╭─ DATASET EXCERPT

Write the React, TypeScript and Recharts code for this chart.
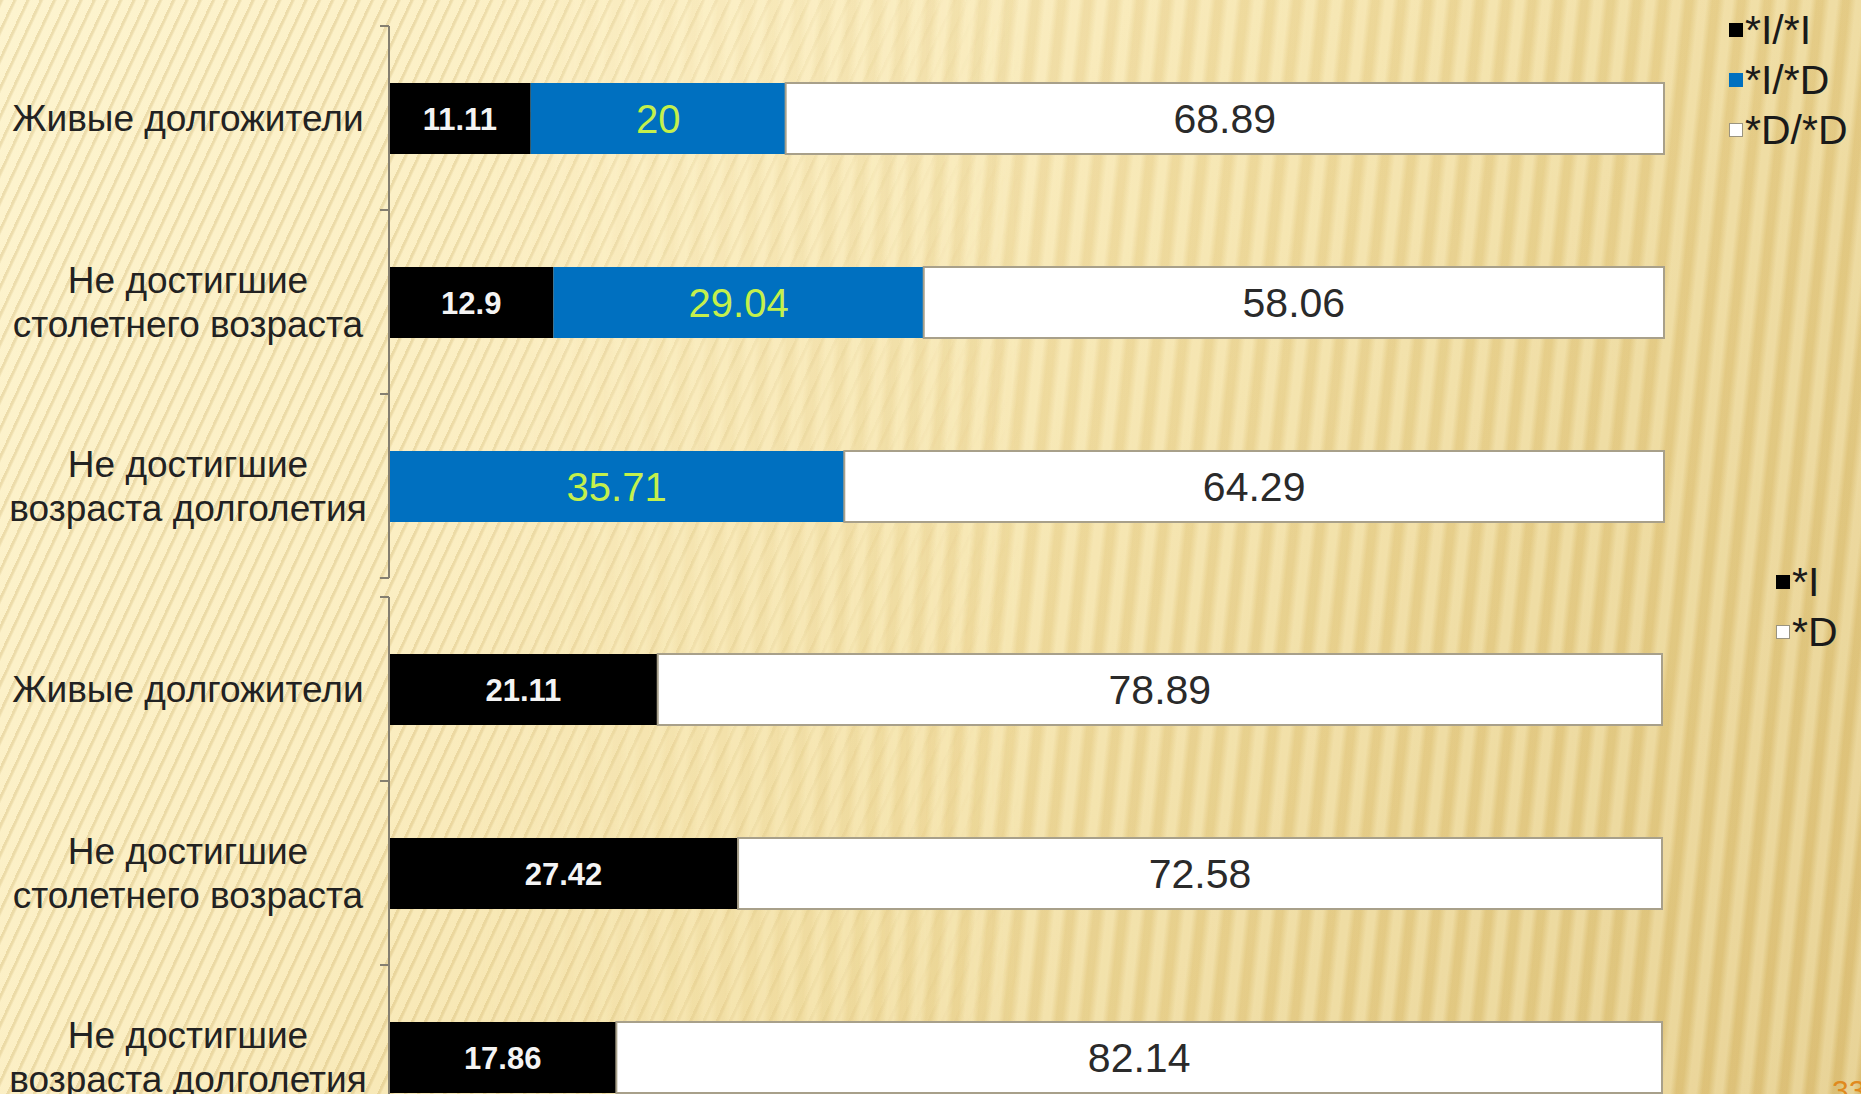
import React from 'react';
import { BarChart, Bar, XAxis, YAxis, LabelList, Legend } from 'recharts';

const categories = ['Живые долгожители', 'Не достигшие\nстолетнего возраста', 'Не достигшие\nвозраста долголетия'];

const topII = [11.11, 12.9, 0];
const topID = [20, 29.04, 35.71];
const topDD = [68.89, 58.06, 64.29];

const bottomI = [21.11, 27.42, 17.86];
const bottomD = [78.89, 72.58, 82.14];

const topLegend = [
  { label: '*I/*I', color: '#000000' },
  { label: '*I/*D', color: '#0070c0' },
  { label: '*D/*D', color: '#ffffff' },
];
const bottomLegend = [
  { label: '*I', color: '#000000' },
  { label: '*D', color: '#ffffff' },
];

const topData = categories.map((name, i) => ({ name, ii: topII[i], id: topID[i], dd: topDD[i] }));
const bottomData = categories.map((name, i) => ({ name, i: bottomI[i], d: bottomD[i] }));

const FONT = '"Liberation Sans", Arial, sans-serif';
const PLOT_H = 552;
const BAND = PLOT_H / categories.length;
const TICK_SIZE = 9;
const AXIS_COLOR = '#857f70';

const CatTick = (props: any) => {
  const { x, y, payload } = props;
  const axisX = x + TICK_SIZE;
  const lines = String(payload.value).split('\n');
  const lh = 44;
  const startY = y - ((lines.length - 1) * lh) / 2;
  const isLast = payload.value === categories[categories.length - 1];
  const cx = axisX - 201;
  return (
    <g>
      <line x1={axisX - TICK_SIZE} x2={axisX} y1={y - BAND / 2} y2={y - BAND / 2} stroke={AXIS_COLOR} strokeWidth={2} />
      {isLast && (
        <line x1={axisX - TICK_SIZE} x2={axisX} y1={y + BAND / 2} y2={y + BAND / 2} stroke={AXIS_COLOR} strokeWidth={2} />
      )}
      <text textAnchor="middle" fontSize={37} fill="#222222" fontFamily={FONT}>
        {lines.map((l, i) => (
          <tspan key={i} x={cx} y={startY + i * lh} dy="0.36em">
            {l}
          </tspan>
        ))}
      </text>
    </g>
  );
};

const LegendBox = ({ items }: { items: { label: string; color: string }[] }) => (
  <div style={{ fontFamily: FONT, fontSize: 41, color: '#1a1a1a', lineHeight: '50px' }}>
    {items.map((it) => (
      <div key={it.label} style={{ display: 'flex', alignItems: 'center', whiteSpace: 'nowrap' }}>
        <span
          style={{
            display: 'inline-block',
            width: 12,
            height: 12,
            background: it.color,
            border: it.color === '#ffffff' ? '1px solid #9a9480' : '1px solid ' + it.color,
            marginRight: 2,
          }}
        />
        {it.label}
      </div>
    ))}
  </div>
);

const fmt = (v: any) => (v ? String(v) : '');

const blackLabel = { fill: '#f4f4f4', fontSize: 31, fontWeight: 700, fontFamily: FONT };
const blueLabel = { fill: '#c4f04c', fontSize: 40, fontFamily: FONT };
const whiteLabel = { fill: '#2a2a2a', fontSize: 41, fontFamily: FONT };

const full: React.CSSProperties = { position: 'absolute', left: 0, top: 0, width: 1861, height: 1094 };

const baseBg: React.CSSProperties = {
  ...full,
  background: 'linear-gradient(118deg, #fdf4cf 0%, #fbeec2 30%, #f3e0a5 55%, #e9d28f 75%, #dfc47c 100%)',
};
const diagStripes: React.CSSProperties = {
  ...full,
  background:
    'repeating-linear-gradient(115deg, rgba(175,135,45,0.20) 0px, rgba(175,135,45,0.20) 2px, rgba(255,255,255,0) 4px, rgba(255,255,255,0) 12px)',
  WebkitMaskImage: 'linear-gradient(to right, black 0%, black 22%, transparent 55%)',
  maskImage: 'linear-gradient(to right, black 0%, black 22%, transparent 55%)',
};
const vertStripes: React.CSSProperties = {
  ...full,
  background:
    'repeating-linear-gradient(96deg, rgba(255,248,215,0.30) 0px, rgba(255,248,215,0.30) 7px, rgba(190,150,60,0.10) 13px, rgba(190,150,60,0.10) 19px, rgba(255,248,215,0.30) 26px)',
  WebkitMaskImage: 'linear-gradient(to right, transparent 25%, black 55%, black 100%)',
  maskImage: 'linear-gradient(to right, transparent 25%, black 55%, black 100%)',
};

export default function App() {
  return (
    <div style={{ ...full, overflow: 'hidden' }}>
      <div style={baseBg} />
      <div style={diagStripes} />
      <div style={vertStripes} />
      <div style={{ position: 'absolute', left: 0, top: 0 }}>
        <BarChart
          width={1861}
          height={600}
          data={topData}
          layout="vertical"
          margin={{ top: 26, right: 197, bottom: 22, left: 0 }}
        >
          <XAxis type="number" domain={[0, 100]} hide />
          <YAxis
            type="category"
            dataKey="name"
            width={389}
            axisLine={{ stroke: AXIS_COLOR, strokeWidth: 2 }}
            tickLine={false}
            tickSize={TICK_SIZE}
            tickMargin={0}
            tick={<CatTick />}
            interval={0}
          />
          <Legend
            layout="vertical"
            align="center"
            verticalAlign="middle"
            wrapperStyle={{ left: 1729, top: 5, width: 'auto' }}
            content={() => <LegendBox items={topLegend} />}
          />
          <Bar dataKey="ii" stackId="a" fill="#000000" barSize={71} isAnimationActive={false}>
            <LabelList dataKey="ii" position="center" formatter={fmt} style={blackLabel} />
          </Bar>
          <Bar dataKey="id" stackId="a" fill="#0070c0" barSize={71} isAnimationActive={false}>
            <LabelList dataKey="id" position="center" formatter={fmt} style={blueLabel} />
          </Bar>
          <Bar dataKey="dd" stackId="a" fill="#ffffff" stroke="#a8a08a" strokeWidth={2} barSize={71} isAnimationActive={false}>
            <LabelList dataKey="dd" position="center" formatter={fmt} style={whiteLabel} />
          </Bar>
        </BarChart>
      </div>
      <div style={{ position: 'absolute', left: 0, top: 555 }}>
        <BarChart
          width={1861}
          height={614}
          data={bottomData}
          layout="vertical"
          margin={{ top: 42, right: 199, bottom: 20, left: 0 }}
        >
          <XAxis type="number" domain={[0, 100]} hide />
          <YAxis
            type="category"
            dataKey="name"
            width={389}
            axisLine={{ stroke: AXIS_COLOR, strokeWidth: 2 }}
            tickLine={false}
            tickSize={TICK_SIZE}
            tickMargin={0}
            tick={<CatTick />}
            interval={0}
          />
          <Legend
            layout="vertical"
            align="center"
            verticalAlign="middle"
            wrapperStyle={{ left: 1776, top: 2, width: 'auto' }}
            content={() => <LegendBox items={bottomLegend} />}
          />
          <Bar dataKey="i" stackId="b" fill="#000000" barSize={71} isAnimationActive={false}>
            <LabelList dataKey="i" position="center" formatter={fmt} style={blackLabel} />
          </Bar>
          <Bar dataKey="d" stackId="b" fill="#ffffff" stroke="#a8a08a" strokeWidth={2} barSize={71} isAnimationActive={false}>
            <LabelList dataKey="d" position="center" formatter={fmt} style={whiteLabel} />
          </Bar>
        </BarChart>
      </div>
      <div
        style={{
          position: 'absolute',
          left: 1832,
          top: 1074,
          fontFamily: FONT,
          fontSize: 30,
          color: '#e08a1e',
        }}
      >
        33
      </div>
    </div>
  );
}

╰─

# [THE EXERCISE]
Quote, exactly and only, the lines from the first line of the data above through the line containing "const bottomD = [78.89, 72.58, 82.14];". The pictures do not belong in it.

# [RESULT OF THE TASK]
Write the React, TypeScript and Recharts code for this chart.
import React from 'react';
import { BarChart, Bar, XAxis, YAxis, LabelList, Legend } from 'recharts';

const categories = ['Живые долгожители', 'Не достигшие\nстолетнего возраста', 'Не достигшие\nвозраста долголетия'];

const topII = [11.11, 12.9, 0];
const topID = [20, 29.04, 35.71];
const topDD = [68.89, 58.06, 64.29];

const bottomI = [21.11, 27.42, 17.86];
const bottomD = [78.89, 72.58, 82.14];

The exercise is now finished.